Mais alternativement, vous pouvez aussi, pour faciliter la gestion de votre parc et de vos procédures, accepter in fine l’application des tarifs de fourrière, sous réserve de l’application d’un complément en cas de décision juridictionnelle avalisant l’application des tarifs « libres » (voir plus haut).
Notre organisation est à votre entière disposition pour répondre à vos interrogations ou demandes de précisions sur ce sujet.

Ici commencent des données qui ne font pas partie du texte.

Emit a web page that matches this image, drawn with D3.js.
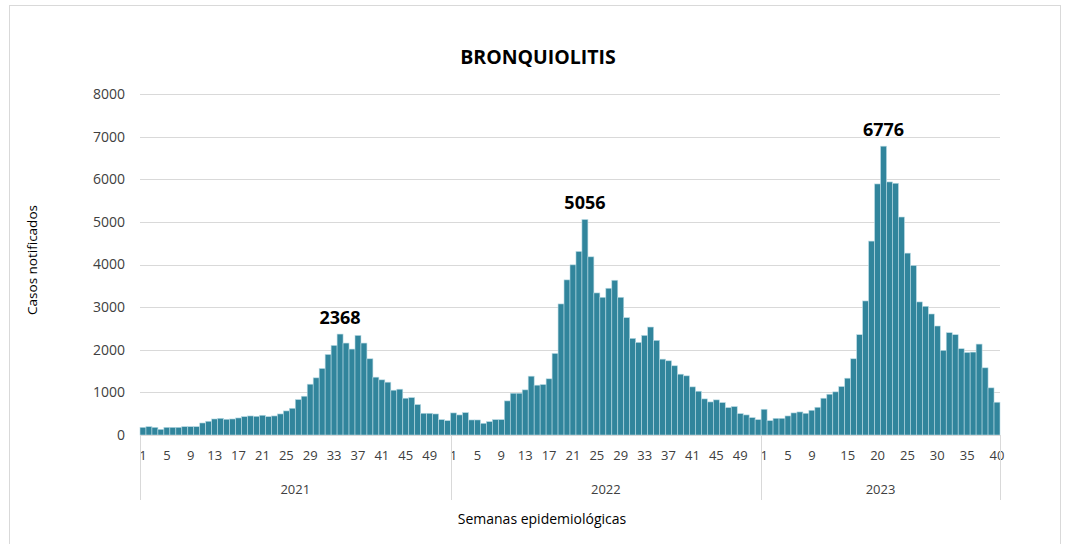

Nous conclurons en soulignant que vous devez vous garantir des moyens de preuves s’agissant de tous vos échanges et démarches (indifféremment vis-à-vis de l’administration, des propriétaires ou des assureurs). En particulier :
- vos courriers à l’administration notifiant vos tarifs « libres» devront être signés, scannés, puis envoyés en recommandé avec AR (par précaution : scannez ensemble la copie du courrier, l’avis d’envoi et l’avis de réception ; et conservez par ailleurs ces éléments papiers agrafés ensemble dans un dossier matériel dédié) ;
- vos factures appliquant les tarifs de fourrière et le document joint visant les montants théoriquement dus calculés selon les tarifs « libres» ainsi que le moins-perçu récupérable en cas d’invalidation de la note du 18 juin 2024 devront être édités en deux exemplaires destinés à être conservés l’un par le propriétaire / assureur et l’autre par votre société (le second exemplaire du document joint devant être impérativement daté et signé du propriétaire / assureur – ou du mandataire de ce dernier – avec mention de son identité / coordonnées, pour prouver qu’il en a bien eu connaissance).

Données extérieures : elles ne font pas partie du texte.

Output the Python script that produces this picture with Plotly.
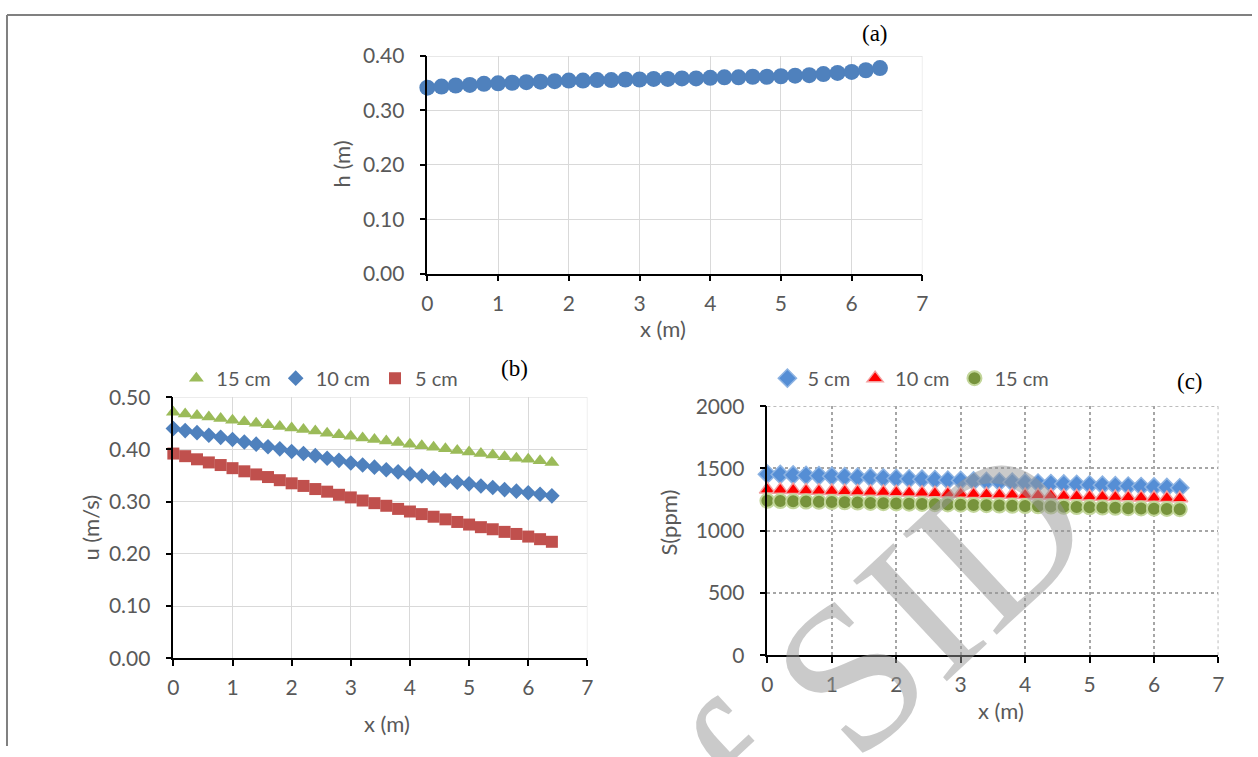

Nous sommes conscients que la situation actuelle est loin d’être confortable et qu’elle entraînera, même temporairement, un déséquilibre économique dans votre activité. Cependant, nous poursuivons notre action avec détermination et épuiserons toutes les voies de recours possibles pour vous défendre. Nous poursuivons également notre action en faveur d’une révision des tarifs fourrières (majorations de nuit/weekend et révision de la grille tarifaire).